#### What is expected:
Return the count of lines with the string "that" in them, and nothing else.

#### Data:

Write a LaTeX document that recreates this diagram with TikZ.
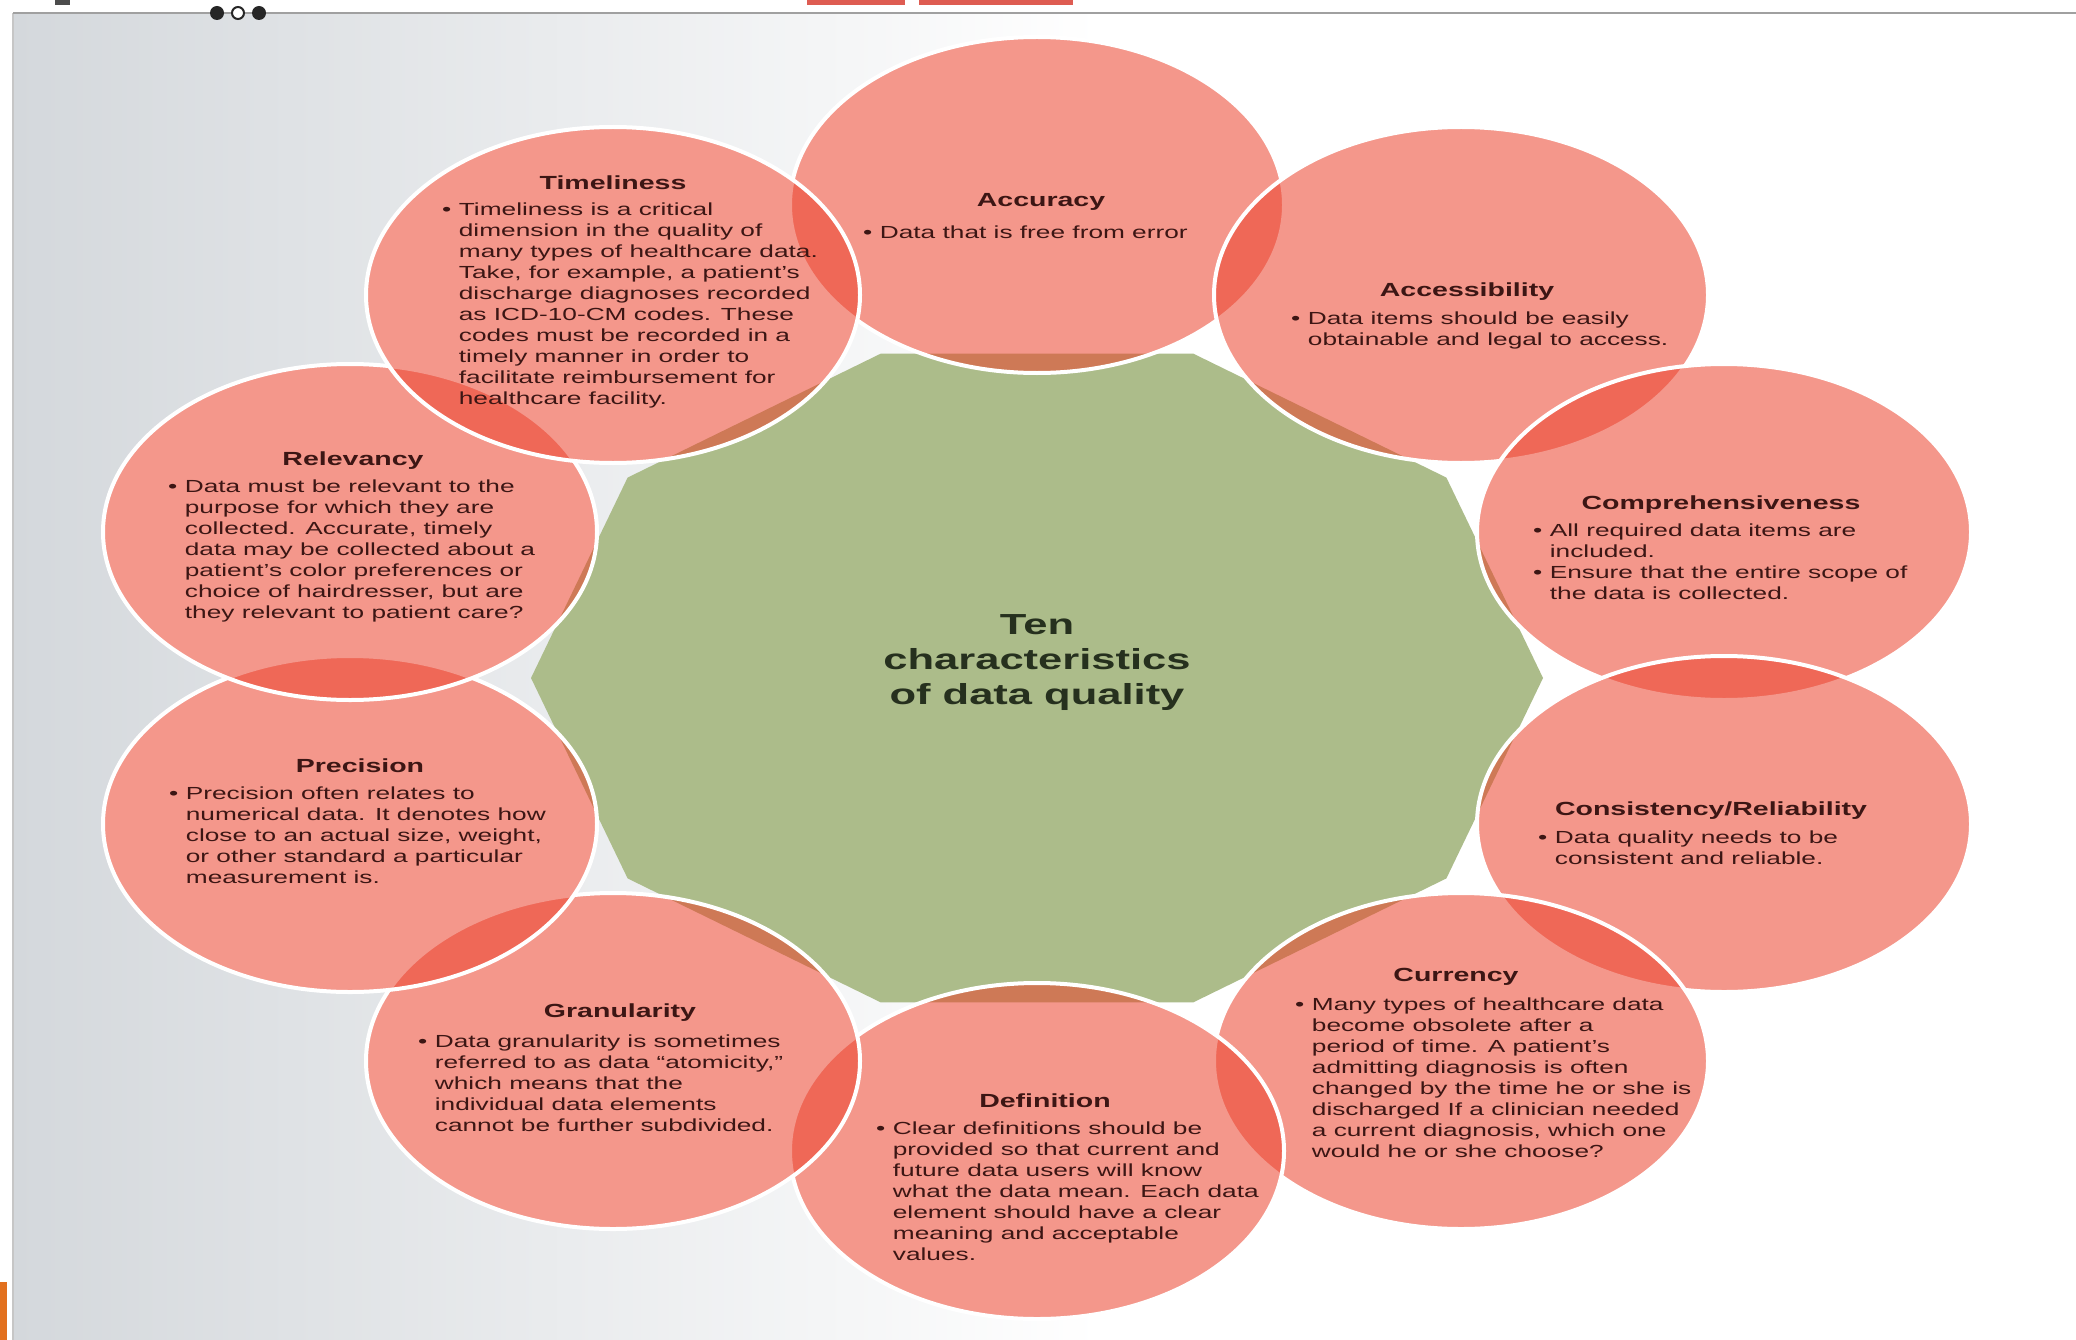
\documentclass[tikz,border=0pt]{standalone}
\usepackage{fontspec}
\setmainfont{Liberation Sans}
\usepackage{graphicx}
\usetikzlibrary{shapes.geometric}
\definecolor{salmonC}{RGB}{235,66,45}
\definecolor{sage}{RGB}{172,188,138}
\definecolor{maroonT}{RGB}{60,22,20}
\definecolor{centerTxt}{RGB}{38,48,30}
\definecolor{bgL}{RGB}{212,216,220}
\definecolor{frameC}{RGB}{160,160,160}
\definecolor{topRed}{RGB}{222,92,82}
\definecolor{orangeC}{RGB}{226,112,30}
\newcommand{\btitle}[1]{\scalebox{1.5}[1]{\fontsize{19}{23}\selectfont\bfseries #1}}
\newcommand{\bbody}[1]{\scalebox{1.5}[1]{\fontsize{17.5}{21}\selectfont\begin{tabular}[t]{@{}l@{\hspace{5pt}}l@{}}#1\end{tabular}}}
\tikzset{
  bubblebase/.style={ellipse, minimum width=494pt, minimum height=336pt, inner sep=0pt,
    fill=white, draw=none},
  bubble/.style={ellipse, minimum width=494pt, minimum height=336pt, inner sep=0pt,
    fill=salmonC, fill opacity=0.55, draw=white, draw opacity=1, line width=4pt},
  htext/.style={text=maroonT, inner sep=0pt, anchor=base},
  btext/.style={text=maroonT, inner sep=0pt, anchor=base west},
}
\begin{document}
\begin{tikzpicture}[x=1pt,y=-1pt]
\useasboundingbox (0,0) rectangle (2076,1340);
\fill[white] (0,0) rectangle (2076,1340);
\shade[left color=bgL, right color=white] (13,13) rectangle (1100,1340);
\draw[gray!45, line width=2pt] (13,13) -- (13,1340);
\draw[frameC, line width=2.5pt] (13,13) -- (2076,13);
\fill[black!85] (217,13) circle[radius=7];
\filldraw[fill=white, draw=black!85, line width=2pt] (238,13) circle[radius=6];
\fill[black!85] (259,13) circle[radius=7];
\fill[topRed] (807,0) rectangle (905,5);
\fill[topRed] (919,0) rectangle (1073,5);
\fill[black!70] (55,0) rectangle (70,5);
\fill[orangeC] (0,1282) rectangle (7,1340);
% opaque white underlay of the bubbles
\node[bubblebase] (b1) at (1037,205) {};
\node[bubblebase] (b2) at (1461,295) {};
\node[bubblebase] (b3) at (1724,532) {};
\node[bubblebase] (b4) at (1724,824) {};
\node[bubblebase] (b5) at (1461,1061) {};
\node[bubblebase] (b6) at (1037,1151) {};
\node[bubblebase] (b7) at (613,1061) {};
\node[bubblebase] (b8) at (350,824) {};
\node[bubblebase] (b9) at (350,532) {};
\node[bubblebase] (b10) at (613,295) {};
% central decagon
\fill[sage] plot[samples at={0,36,...,324}] ({1037+506*cos(\x)},{678+341*sin(\x)}) -- cycle;
% bubbles, clockwise from top
\node[bubble] (c1) at (1037,205) {};
\node[bubble] (c2) at (1461,295) {};
\node[bubble] (c3) at (1724,532) {};
\node[bubble] (c4) at (1724,824) {};
\node[bubble] (c5) at (1461,1061) {};
\node[bubble] (c6) at (1037,1151) {};
\node[bubble] (c7) at (613,1061) {};
\node[bubble] (c8) at (350,824) {};
\node[bubble] (c9) at (350,532) {};
\node[bubble] (c10) at (613,295) {};
% titles
\node[htext] (h1) at (1041,207) {\btitle{Accuracy}};
\node[htext] (h2) at (1467,296) {\btitle{Accessibility}};
\node[htext] (h3) at (1721,509) {\btitle{Comprehensiveness}};
\node[htext] (h4) at (1711,815) {\btitle{Consistency/Reliability}};
\node[htext] (h5) at (1456,981) {\btitle{Currency}};
\node[htext] (h6) at (1045,1107) {\btitle{Definition}};
\node[htext] (h7) at (620,1017) {\btitle{Granularity}};
\node[htext] (h8) at (360,772) {\btitle{Precision}};
\node[htext] (h9) at (353,465) {\btitle{Relevancy}};
\node[htext] (h10) at (613,190) {\btitle{Timeliness}};
% bodies
\node[btext] (t1) at (863,239) {\bbody{\textbullet & Data that is free from error}};
\node[btext] (t2) at (1291,324) {\bbody{\textbullet & Data items should be easily\\ & obtainable and legal to access.}};
\node[btext] (t3) at (1533,536) {\bbody{\textbullet & All required data items are\\ & included.\\ \textbullet & Ensure that the entire scope of\\ & the data is collected.}};
\node[btext] (t4) at (1538,843) {\bbody{\textbullet & Data quality needs to be\\ & consistent and reliable.}};
\node[btext] (t5) at (1295,1010) {\bbody{\textbullet & Many types of healthcare data\\ & become obsolete after a\\ & period of time. A patient's\\ & admitting diagnosis is often\\ & changed by the time he or she is\\ & discharged If a clinician needed\\ & a current diagnosis, which one\\ & would he or she choose?}};
\node[btext] (t6) at (876,1134) {\bbody{\textbullet & Clear definitions should be\\ & provided so that current and\\ & future data users will know\\ & what the data mean. Each data\\ & element should have a clear\\ & meaning and acceptable\\ & values.}};
\node[btext] (t7) at (418,1047) {\bbody{\textbullet & Data granularity is sometimes\\ & referred to as data “atomicity,”\\ & which means that the\\ & individual data elements\\ & cannot be further subdivided.}};
\node[btext] (t8) at (169,799) {\bbody{\textbullet & Precision often relates to\\ & numerical data. It denotes how\\ & close to an actual size, weight,\\ & or other standard a particular\\ & measurement is.}};
\node[btext] (t9) at (168,492) {\bbody{\textbullet & Data must be relevant to the\\ & purpose for which they are\\ & collected. Accurate, timely\\ & data may be collected about a\\ & patient's color preferences or\\ & choice of hairdresser, but are\\ & they relevant to patient care?}};
\node[btext] (t10) at (442,216) {\bbody{\textbullet & Timeliness is a critical\\ & dimension in the quality of\\ & many types of healthcare data.\\ & Take, for example, a patient's\\ & discharge diagnoses recorded\\ & as ICD-10-CM codes. These\\ & codes must be recorded in a\\ & timely manner in order to\\ & facilitate reimbursement for\\ & healthcare facility.}};
\node[text=centerTxt, inner sep=0pt, font={\fontsize{29}{35}\selectfont\bfseries}] (ctr) at (1037,662)
  {\scalebox{1.5}[1]{\begin{tabular}{@{}c@{}}Ten\\characteristics\\of data quality\end{tabular}}};
\end{tikzpicture}
\end{document}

#### Answer:
5